We’ve travelled by water many times already on this trip, but this one was particularly bad. It may have been the semi-sunstroke acquired on yet another deceptively hot and overcast Vietnamese day yesterday, but it was more likely sitting in a hot ferry on a seat facing sideways with intermittent air conditioning. Buffeted by huge waves and a wash that came up to the windows, we regularly lost our seat as we bounced over the peaks and bumped into the troughs. Looking back from the front of the vessel where we were precariously perched, the view was like watching 90 souls clattering around an old wooden rollercoaster, on a ride designed for 75. (Was there ever any doubt it would be over-capacity?)
In terms of nausea, I had thought nothing was worse than being sea-sick and vomiting, but I was wrong. Sea-sickness where a period of unexpected calm every few minutes brings you back from the brink ensures you continue to feel clammy, with a mouth like bile, without the sweet and sour relief of evacuating your stomach. Disaster was only averted when I was able to swap seats with Emily Benjamin, who owing to a Vietnamese woman taking one of our allocated seats, was sitting on the Captain’s bench facing forward. The sight of the horizon and the warning before precipitous drops steadied my stomach enough that I was able to make the rest of the journey with nothing more uncomfortable than a sweat-sodden t-shirt.

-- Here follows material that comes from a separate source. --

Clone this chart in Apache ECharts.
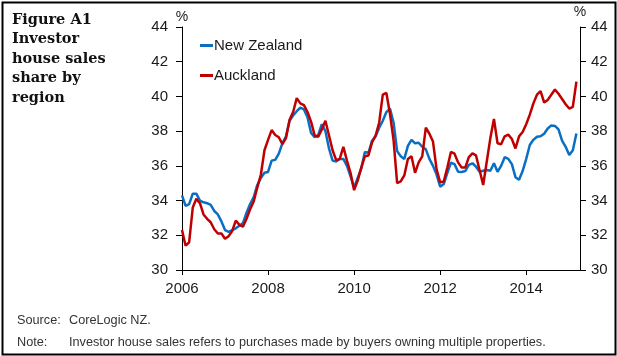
<!DOCTYPE html>
<html><head><meta charset="utf-8">
<script src="https://cdn.jsdelivr.net/npm/echarts@6/dist/echarts.min.js"></script>
<style>html,body{margin:0;padding:0;background:#fff}#c{width:617px;height:356px}</style>
</head><body><div id="c"></div>
<script>
// Monthly data, Jan 2006 .. Mar 2015
const startYear = 2006;
const titleLines = ['Figure A1', 'Investor', 'house sales', 'share by', 'region'];
const yearTicks = [2006, 2008, 2010, 2012, 2014];
const yTicks = [30, 32, 34, 36, 38, 40, 42, 44];
const newZealand = [
  34.3, 33.7, 33.8, 34.4, 34.4, 34.0, 33.9, 33.85, 33.75, 33.4,
  33.2, 32.8, 32.3, 32.2, 32.3, 32.4, 32.55, 32.7, 33.3, 33.8,
  34.2, 34.9, 35.3, 35.6, 35.65, 36.3, 36.35, 36.7, 37.3, 37.7,
  38.6, 38.9, 39.15, 39.35, 39.25, 38.8, 37.9, 37.65, 37.78, 38.4,
  38.0, 37.0, 36.3, 36.25, 36.4, 36.4, 36.0, 35.4, 34.75, 35.3,
  35.85, 36.8, 36.75, 37.45, 37.7, 38.2, 38.6, 39.1, 39.3, 38.5,
  36.85, 36.55, 36.4, 37.15, 37.5, 37.3, 37.33, 37.1, 36.95, 36.4,
  36.0, 35.5, 34.8, 34.95, 35.6, 36.18, 36.1, 35.66, 35.65, 35.7,
  36.05, 36.15, 35.95, 35.66, 35.72, 35.76, 35.72, 36.15, 35.66, 36.0,
  36.5, 36.4, 36.1, 35.35, 35.2, 35.7, 36.4, 37.2, 37.5, 37.68,
  37.7, 37.85, 38.15, 38.33, 38.3, 38.1, 37.45, 37.1, 36.63, 36.9, 37.87
];
const auckland = [
  32.3, 31.4, 31.6, 33.6, 34.1, 33.85, 33.2, 32.95, 32.75, 32.35,
  32.1, 32.1, 31.8, 31.95, 32.25, 32.85, 32.6, 32.5, 32.95, 33.5,
  33.95, 34.75, 35.5, 36.9, 37.5, 38.06, 37.78, 37.65, 37.25, 37.6,
  38.65, 39.1, 39.9, 39.6, 39.5, 39.1, 38.55, 37.75, 37.68, 38.1,
  38.6, 37.75, 36.9, 36.33, 36.4, 37.1, 36.3, 35.6, 34.6, 35.15,
  35.9, 36.55, 36.6, 37.35, 37.75, 38.5, 40.1, 40.2, 39.0, 37.5,
  35.0, 35.1, 35.45, 36.4, 36.55, 35.6, 36.2, 36.55, 38.2, 37.85,
  37.4, 35.8, 35.05, 35.1, 35.9, 36.8, 36.7, 36.2, 35.9, 35.9,
  36.5, 36.72, 36.6, 35.75, 34.9, 36.25, 37.6, 38.7, 37.3, 37.25,
  37.7, 37.8, 37.55, 37.0, 37.7, 37.95, 38.4, 38.95, 39.6, 40.1,
  40.3, 39.65, 39.8, 40.1, 40.4, 40.15, 39.85, 39.55, 39.3, 39.4, 40.85
];
const sourceText = 'CoreLogic NZ.';
const noteText = 'Investor house sales refers to purchases made by buyers owning multiple properties.';

const toPairs = arr => arr.map((v, i) => [startYear + i / 12, v]);

const chart = echarts.init(document.getElementById('c'), null, {renderer: 'canvas'});
const axisFont = {fontFamily: 'Liberation Sans, Arial, sans-serif', fontSize: 15, color: '#1a1a1a'};
const footFont = '12.7px "Liberation Sans", Arial, sans-serif';
const yAxisCommon = {
  type: 'value', min: 30, max: 44, interval: 2,
  name: '%', nameLocation: 'end', nameGap: 3,
  nameTextStyle: {fontFamily: 'Liberation Sans, Arial, sans-serif', fontSize: 14, color: '#1a1a1a'},
  axisLine: {show: true, lineStyle: {color: '#000', width: 1}},
  axisTick: {show: true, inside: false, length: 6, lineStyle: {color: '#000'}},
  splitLine: {show: false},
  axisLabel: Object.assign({}, axisFont, {customValues: yTicks})
};
chart.setOption({
  animation: false,
  grid: {left: 182, right: 37, top: 27, bottom: 86, containLabel: false},
  legend: {
    orient: 'vertical', left: 195, top: 33, itemGap: 15,
    itemWidth: 13, itemHeight: 3, icon: 'rect',
    textStyle: {fontFamily: 'Liberation Sans, Arial, sans-serif', fontSize: 15, color: '#1a1a1a', padding: [0, 0, 0, -4]},
    data: ['New Zealand', 'Auckland']
  },
  xAxis: {
    type: 'value', min: 2006, max: 2015.25,
    axisLine: {show: true, onZero: false, lineStyle: {color: '#000', width: 1}},
    axisTick: {show: true, length: 5, lineStyle: {color: '#000'}, customValues: yearTicks},
    axisLabel: Object.assign({}, axisFont, {margin: 11, customValues: yearTicks, formatter: v => String(v)}),
    splitLine: {show: false}
  },
  yAxis: [
    Object.assign({}, yAxisCommon, {position: 'left', axisLabel: Object.assign({}, yAxisCommon.axisLabel, {margin: 14})}),
    Object.assign({}, yAxisCommon, {position: 'right', axisLabel: Object.assign({}, yAxisCommon.axisLabel, {margin: 11})})
  ],
  series: [
    {name: 'New Zealand', type: 'line', data: toPairs(newZealand), showSymbol: false, symbol: 'none',
     lineStyle: {color: '#0a6fc2', width: 2.5}, itemStyle: {color: '#0a6fc2'}, z: 2},
    {name: 'Auckland', type: 'line', data: toPairs(auckland), showSymbol: false, symbol: 'none',
     lineStyle: {color: '#c00000', width: 2.5}, itemStyle: {color: '#c00000'}, z: 3}
  ],
  graphic: [
    {type: 'rect', left: 0, top: 0, shape: {x: 1, y: 1, width: 613, height: 352},
     style: {fill: 'none', stroke: '#000', lineWidth: 2}, silent: true},
    {type: 'text', left: 12, top: 10,
     style: {text: titleLines.join('\n'), font: 'bold 14.5px "DejaVu Serif", serif', lineHeight: 19.5, fill: '#111'}},
    {type: 'text', left: 17, top: 314, style: {text: 'Source:', font: footFont, fill: '#333'}},
    {type: 'text', left: 69, top: 314, style: {text: sourceText, font: footFont, fill: '#333'}},
    {type: 'text', left: 17, top: 336, style: {text: 'Note:', font: footFont, fill: '#333'}},
    {type: 'text', left: 69, top: 336, style: {text: noteText, font: footFont, fill: '#333'}}
  ]
});
</script></body></html>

After one false dawn where we sighted land and then continued forlornly past it, we arrived on dry land in Ha Tien just shy of two hours after departure. The border crossing into Cambodia follows and then a short bus ride to Kep, a small French colonial beach side town, where we can sit and watch the water, without angering it.
The next day we go to Rabbit Island. Mode of transport – fishing boat. I wonder if we can find a bus to take us there instead?